観光客と同じバスに乗ってこの場所についた私は、彼らと同じようにこの景色に感激した。けど、ふと展望台から離れて、ただ美しい景色だけでなく、この風景に夢中になる観光客たちの姿をも写真におさめたいと思って、この写真を撮った。

私は自分とフィールドとの付き合い方を、いつもこんな風に捉えている。研究対象とする人々と同じ現場に身を置いて、同じ空気を感じつつも、それから一歩引いた広い視野に常に気を配る。高精細な顕微鏡や望遠鏡を使って誰も見たことがない未知の世界を探求するのではなく、既知の事柄を新しい視点から切り取って見せるのが文系の、少なくとも文化人類学という学問の役割だと思っているからだ。

世界で何か問題が起こると、多くの人がそれに注目をして、報道も過熱する。
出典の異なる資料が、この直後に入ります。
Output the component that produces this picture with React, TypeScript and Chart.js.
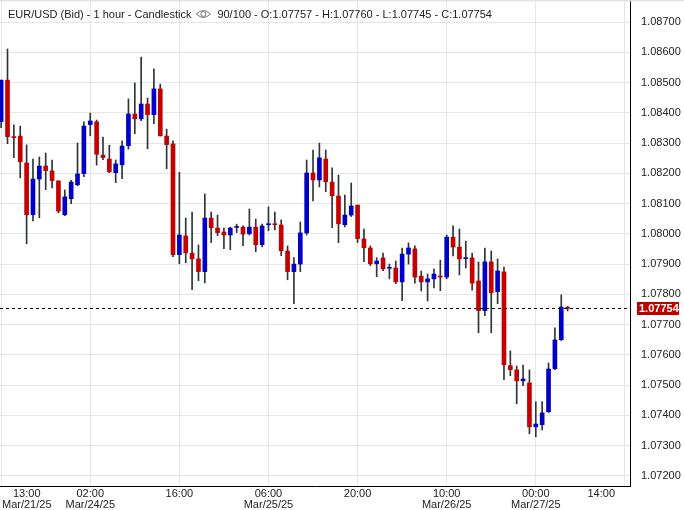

様々なディテールが報じられ、世の中にそれにまつわる情報が溢れる。「ブーム」の中で、ありがたいことに、専門家としてその問題を扱ってきた人々の知識が突然にクローズアップされることになる。

そんな状況で自分のような研究者にできることは、ある種この写真のように、クローズアップされてピンポイントで注目を集めた事柄を、広い視野の中で捉える手助けをすることなんじゃないかと思う。

そうすることで短期的なブームを長期的な関心に変えることができれば、それによって自分が対象とする事柄について理解してくれる人が増えるなら、少しは自分の研究が「役に立った」と思える気がする。

自分の研究分野が将来どんな形で世間の注目を集めるかは誰にも予想できないと思う。けど、そんな瞬間が来た時モノを言うのは、自分が普段から広い視野を持てるだけの知識と経験を積み重ねていられるかどうかだと思う。

結局、研究者にとって「いざ」という時に本当に「役に立つ」のは、流行に流されずにコツコツ身につけた知識だけなのだろう。

今後香港に対する世間の関心がどう変わっていくかはわからないけど、とにかく自分の専門だと思える事柄について、広く深い知識をしっかりと積み重ねていきたい。それがいつの日かまた「役に立つ」時が来るはずだから。